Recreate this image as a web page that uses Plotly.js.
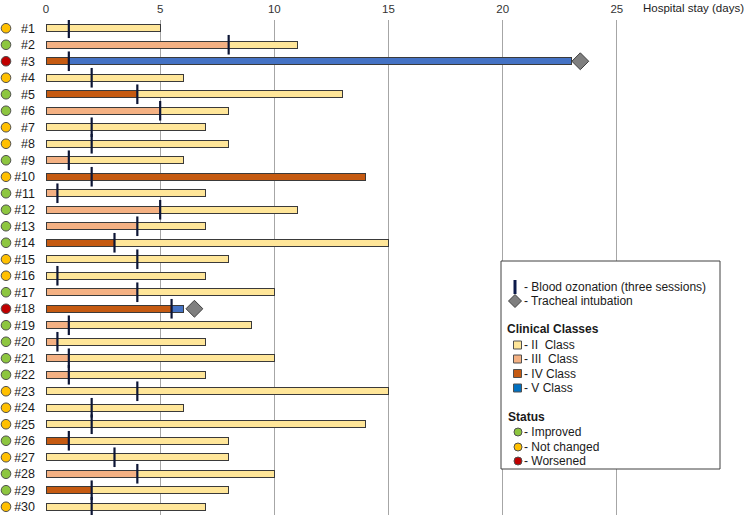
<!DOCTYPE html>
<html><head><meta charset="utf-8">
<script src="https://cdn.plot.ly/plotly-3.0.1.min.js"></script>
<style>html,body{margin:0;padding:0;background:#fff}</style>
</head><body><div id="chart" style="width:749px;height:520px"></div>
<script>
// ---- data ----
const patients = ['#1','#2','#3','#4','#5','#6','#7','#8','#9','#10','#11','#12','#13','#14','#15','#16','#17','#18','#19','#20','#21','#22','#23','#24','#25','#26','#27','#28','#29','#30'];
const status = ['Not changed','Improved','Worsened','Not changed','Improved','Improved','Not changed','Not changed','Improved','Not changed','Improved','Improved','Improved','Improved','Not changed','Not changed','Improved','Worsened','Improved','Improved','Improved','Improved','Not changed','Not changed','Not changed','Improved','Not changed','Improved','Improved','Not changed'];
// days spent in each clinical class (stack order: III, IV, V, then II)
const classIIIDays = [null,8,null,null,null,5,null,null,1,null,0.5,5,4,null,null,null,4,null,1,0.5,1,1,null,null,null,null,null,4,null,null];
const classIVDays  = [null,null,1,null,4,null,null,null,null,14,null,null,null,3,null,null,null,5.5,null,null,null,null,null,null,null,1,null,null,2,null];
const classVDays   = [null,null,22,null,null,null,null,null,null,null,null,null,null,null,null,null,null,0.5,null,null,null,null,null,null,null,null,null,null,null,null];
const classIIDays  = [5,3,null,6,9,3,7,8,5,null,6.5,6,3,12,8,7,6,null,8,6.5,9,6,15,6,14,7,8,6,6,7];
const ozonationDay = [1,8,1,2,4,5,2,2,1,2,0.5,5,4,3,4,0.5,4,5.5,1,0.5,1,1,4,2,2,1,3,4,2,2];
const intubationPatients = ['#3','#18'];
const intubationDay = [23.4,6.5];
const xTicks = [0,5,10,15,20,25];

// ---- styles ----
const FONT = 'Liberation Sans, Arial, sans-serif';
const classColors = {II:'#FFE699', III:'#F4B183', IV:'#C55A11', V:'#4472C4'};
const statusColors = {'Improved':'#8DC63F','Not changed':'#FFC000','Worsened':'#C00000'};
const BORDER = '#3a3a3a';
const OZ = '#0c1535';

function barTrace(name, vals, color){
  return {type:'bar', orientation:'h', name:name, y:patients, x:vals, width:0.45,
    marker:{color:color, line:{color:BORDER, width:1}}, hoverinfo:'skip', showlegend:false};
}
const data = [
  barTrace('III', classIIIDays, classColors.III),
  barTrace('IV', classIVDays, classColors.IV),
  barTrace('V', classVDays, classColors.V),
  barTrace('II', classIIDays, classColors.II),
  {type:'scatter', mode:'markers', y:patients, x:ozonationDay, showlegend:false, hoverinfo:'skip',
   marker:{symbol:'line-ns', size:14, line:{color:OZ, width:2.2}}},
  {type:'scatter', mode:'markers', y:intubationPatients, x:intubationDay, showlegend:false, hoverinfo:'skip',
   marker:{symbol:'diamond', size:13, color:'#7F7F7F', line:{color:'#404040', width:1}}}
];

// ---- pixel helpers ----
const L=46, R=18, T=20, B=5, Wd=749, Ht=520;
const PW = Wd-L-R, PH = Ht-T-B;
const px = x => (x-L)/PW;
const py = y => 1-(y-T)/PH;
const shapes = [];
const annotations = [];

// status circles beside each patient label
patients.forEach((p,i)=>{
  shapes.push({type:'circle', xref:'paper', yref:'y', xsizemode:'pixel', ysizemode:'pixel',
    xanchor:px(6), yanchor:p, x0:-4.8, x1:4.8, y0:-4.8, y1:4.8,
    fillcolor:statusColors[status[i]], line:{color:'#505050', width:1}, layer:'above'});
});

// legend box
shapes.push({type:'rect', xref:'paper', yref:'paper', x0:px(501), x1:px(720), y0:py(261), y1:py(469),
  line:{color:'#404040', width:1}, fillcolor:'#ffffff', layer:'above'});
shapes.push({type:'rect', xref:'paper', yref:'paper', x0:px(513.5), x1:px(516.5), y0:py(280), y1:py(294),
  line:{width:0}, fillcolor:'#0c1a4a', layer:'above'});
const dc=[515,301], dr=6.5;
shapes.push({type:'path', xref:'paper', yref:'paper', layer:'above',
  path:`M${px(dc[0]-dr)},${py(dc[1])} L${px(dc[0])},${py(dc[1]-dr)} L${px(dc[0]+dr)},${py(dc[1])} L${px(dc[0])},${py(dc[1]+dr)} Z`,
  fillcolor:'#7F7F7F', line:{color:'#404040', width:1}});
const sq = [['- II  Class', classColors.II, 345],['- III  Class', classColors.III, 359],['- IV Class', classColors.IV, 373.5],['- V Class','#0070C0',388]];
sq.forEach(([t,c,y])=>{
  shapes.push({type:'rect', xref:'paper', yref:'paper', layer:'above', x0:px(513.5), x1:px(521.5), y0:py(y-4), y1:py(y+4),
    fillcolor:c, line:{color:'#505050', width:1}});
  annotations.push({text:t, x:px(522), y:py(y)});
});
const st = [['- Improved','Improved',432],['- Not changed','Not changed',447],['- Worsened','Worsened',461]];
st.forEach(([t,k,y])=>{
  shapes.push({type:'circle', xref:'paper', yref:'paper', layer:'above', x0:px(514), x1:px(522), y0:py(y-4), y1:py(y+4),
    fillcolor:statusColors[k], line:{color:'#505050', width:1}});
  annotations.push({text:t, x:px(522), y:py(y)});
});
annotations.push({text:'- Blood ozonation (three sessions)', x:px(522), y:py(287)});
annotations.push({text:'- Tracheal intubation', x:px(522), y:py(301)});
annotations.push({text:'<b>Clinical Classes</b>', x:px(505), y:py(329)});
annotations.push({text:'<b>Status</b>', x:px(506), y:py(417)});
annotations.forEach(a=>{a.xref='paper'; a.yref='paper'; a.xanchor='left'; a.yanchor='middle'; a.showarrow=false;
  a.font={family:FONT, size:12, color:'#1a1a1a'};});
annotations.push({text:'Hospital stay (days)', xref:'paper', yref:'paper', x:px(641), y:py(8), xanchor:'left', yanchor:'middle',
  showarrow:false, font:{family:FONT, size:11.5, color:'#222'}});

const layout = {
  width:749, height:520, margin:{l:L, r:R, t:T, b:B},
  paper_bgcolor:'#fff', plot_bgcolor:'#fff', barmode:'stack', showlegend:false,
  font:{family:FONT},
  xaxis:{side:'top', range:[0,30], tickvals:xTicks, ticktext:xTicks.map(String), showgrid:true, gridcolor:'#a6a6a6', gridwidth:1,
    zeroline:false, showline:false, ticks:'', ticklabelstandoff:4, tickfont:{family:FONT, size:11.5, color:'#333'}, fixedrange:true},
  yaxis:{type:'category', autorange:false, range:[29.5,-0.5], showgrid:false, zeroline:false, showline:false, ticks:'',
    ticklabelstandoff:10, tickfont:{family:FONT, size:12.5, color:'#1a1a1a'}, fixedrange:true},
  shapes:shapes, annotations:annotations
};
Plotly.newPlot('chart', data, layout, {staticPlot:true, displayModeBar:false});
</script>
</body></html>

**What you are asked to do**
Return the whole listing, word for word, and leave out every picture.

**Complete answer**
Recreate this image as a web page that uses Plotly.js.
<!DOCTYPE html>
<html><head><meta charset="utf-8">
<script src="https://cdn.plot.ly/plotly-3.0.1.min.js"></script>
<style>html,body{margin:0;padding:0;background:#fff}</style>
</head><body><div id="chart" style="width:749px;height:520px"></div>
<script>
// ---- data ----
const patients = ['#1','#2','#3','#4','#5','#6','#7','#8','#9','#10','#11','#12','#13','#14','#15','#16','#17','#18','#19','#20','#21','#22','#23','#24','#25','#26','#27','#28','#29','#30'];
const status = ['Not changed','Improved','Worsened','Not changed','Improved','Improved','Not changed','Not changed','Improved','Not changed','Improved','Improved','Improved','Improved','Not changed','Not changed','Improved','Worsened','Improved','Improved','Improved','Improved','Not changed','Not changed','Not changed','Improved','Not changed','Improved','Improved','Not changed'];
// days spent in each clinical class (stack order: III, IV, V, then II)
const classIIIDays = [null,8,null,null,null,5,null,null,1,null,0.5,5,4,null,null,null,4,null,1,0.5,1,1,null,null,null,null,null,4,null,null];
const classIVDays  = [null,null,1,null,4,null,null,null,null,14,null,null,null,3,null,null,null,5.5,null,null,null,null,null,null,null,1,null,null,2,null];
const classVDays   = [null,null,22,null,null,null,null,null,null,null,null,null,null,null,null,null,null,0.5,null,null,null,null,null,null,null,null,null,null,null,null];
const classIIDays  = [5,3,null,6,9,3,7,8,5,null,6.5,6,3,12,8,7,6,null,8,6.5,9,6,15,6,14,7,8,6,6,7];
const ozonationDay = [1,8,1,2,4,5,2,2,1,2,0.5,5,4,3,4,0.5,4,5.5,1,0.5,1,1,4,2,2,1,3,4,2,2];
const intubationPatients = ['#3','#18'];
const intubationDay = [23.4,6.5];
const xTicks = [0,5,10,15,20,25];

// ---- styles ----
const FONT = 'Liberation Sans, Arial, sans-serif';
const classColors = {II:'#FFE699', III:'#F4B183', IV:'#C55A11', V:'#4472C4'};
const statusColors = {'Improved':'#8DC63F','Not changed':'#FFC000','Worsened':'#C00000'};
const BORDER = '#3a3a3a';
const OZ = '#0c1535';

function barTrace(name, vals, color){
  return {type:'bar', orientation:'h', name:name, y:patients, x:vals, width:0.45,
    marker:{color:color, line:{color:BORDER, width:1}}, hoverinfo:'skip', showlegend:false};
}
const data = [
  barTrace('III', classIIIDays, classColors.III),
  barTrace('IV', classIVDays, classColors.IV),
  barTrace('V', classVDays, classColors.V),
  barTrace('II', classIIDays, classColors.II),
  {type:'scatter', mode:'markers', y:patients, x:ozonationDay, showlegend:false, hoverinfo:'skip',
   marker:{symbol:'line-ns', size:14, line:{color:OZ, width:2.2}}},
  {type:'scatter', mode:'markers', y:intubationPatients, x:intubationDay, showlegend:false, hoverinfo:'skip',
   marker:{symbol:'diamond', size:13, color:'#7F7F7F', line:{color:'#404040', width:1}}}
];

// ---- pixel helpers ----
const L=46, R=18, T=20, B=5, Wd=749, Ht=520;
const PW = Wd-L-R, PH = Ht-T-B;
const px = x => (x-L)/PW;
const py = y => 1-(y-T)/PH;
const shapes = [];
const annotations = [];

// status circles beside each patient label
patients.forEach((p,i)=>{
  shapes.push({type:'circle', xref:'paper', yref:'y', xsizemode:'pixel', ysizemode:'pixel',
    xanchor:px(6), yanchor:p, x0:-4.8, x1:4.8, y0:-4.8, y1:4.8,
    fillcolor:statusColors[status[i]], line:{color:'#505050', width:1}, layer:'above'});
});

// legend box
shapes.push({type:'rect', xref:'paper', yref:'paper', x0:px(501), x1:px(720), y0:py(261), y1:py(469),
  line:{color:'#404040', width:1}, fillcolor:'#ffffff', layer:'above'});
shapes.push({type:'rect', xref:'paper', yref:'paper', x0:px(513.5), x1:px(516.5), y0:py(280), y1:py(294),
  line:{width:0}, fillcolor:'#0c1a4a', layer:'above'});
const dc=[515,301], dr=6.5;
shapes.push({type:'path', xref:'paper', yref:'paper', layer:'above',
  path:`M${px(dc[0]-dr)},${py(dc[1])} L${px(dc[0])},${py(dc[1]-dr)} L${px(dc[0]+dr)},${py(dc[1])} L${px(dc[0])},${py(dc[1]+dr)} Z`,
  fillcolor:'#7F7F7F', line:{color:'#404040', width:1}});
const sq = [['- II  Class', classColors.II, 345],['- III  Class', classColors.III, 359],['- IV Class', classColors.IV, 373.5],['- V Class','#0070C0',388]];
sq.forEach(([t,c,y])=>{
  shapes.push({type:'rect', xref:'paper', yref:'paper', layer:'above', x0:px(513.5), x1:px(521.5), y0:py(y-4), y1:py(y+4),
    fillcolor:c, line:{color:'#505050', width:1}});
  annotations.push({text:t, x:px(522), y:py(y)});
});
const st = [['- Improved','Improved',432],['- Not changed','Not changed',447],['- Worsened','Worsened',461]];
st.forEach(([t,k,y])=>{
  shapes.push({type:'circle', xref:'paper', yref:'paper', layer:'above', x0:px(514), x1:px(522), y0:py(y-4), y1:py(y+4),
    fillcolor:statusColors[k], line:{color:'#505050', width:1}});
  annotations.push({text:t, x:px(522), y:py(y)});
});
annotations.push({text:'- Blood ozonation (three sessions)', x:px(522), y:py(287)});
annotations.push({text:'- Tracheal intubation', x:px(522), y:py(301)});
annotations.push({text:'<b>Clinical Classes</b>', x:px(505), y:py(329)});
annotations.push({text:'<b>Status</b>', x:px(506), y:py(417)});
annotations.forEach(a=>{a.xref='paper'; a.yref='paper'; a.xanchor='left'; a.yanchor='middle'; a.showarrow=false;
  a.font={family:FONT, size:12, color:'#1a1a1a'};});
annotations.push({text:'Hospital stay (days)', xref:'paper', yref:'paper', x:px(641), y:py(8), xanchor:'left', yanchor:'middle',
  showarrow:false, font:{family:FONT, size:11.5, color:'#222'}});

const layout = {
  width:749, height:520, margin:{l:L, r:R, t:T, b:B},
  paper_bgcolor:'#fff', plot_bgcolor:'#fff', barmode:'stack', showlegend:false,
  font:{family:FONT},
  xaxis:{side:'top', range:[0,30], tickvals:xTicks, ticktext:xTicks.map(String), showgrid:true, gridcolor:'#a6a6a6', gridwidth:1,
    zeroline:false, showline:false, ticks:'', ticklabelstandoff:4, tickfont:{family:FONT, size:11.5, color:'#333'}, fixedrange:true},
  yaxis:{type:'category', autorange:false, range:[29.5,-0.5], showgrid:false, zeroline:false, showline:false, ticks:'',
    ticklabelstandoff:10, tickfont:{family:FONT, size:12.5, color:'#1a1a1a'}, fixedrange:true},
  shapes:shapes, annotations:annotations
};
Plotly.newPlot('chart', data, layout, {staticPlot:true, displayModeBar:false});
</script>
</body></html>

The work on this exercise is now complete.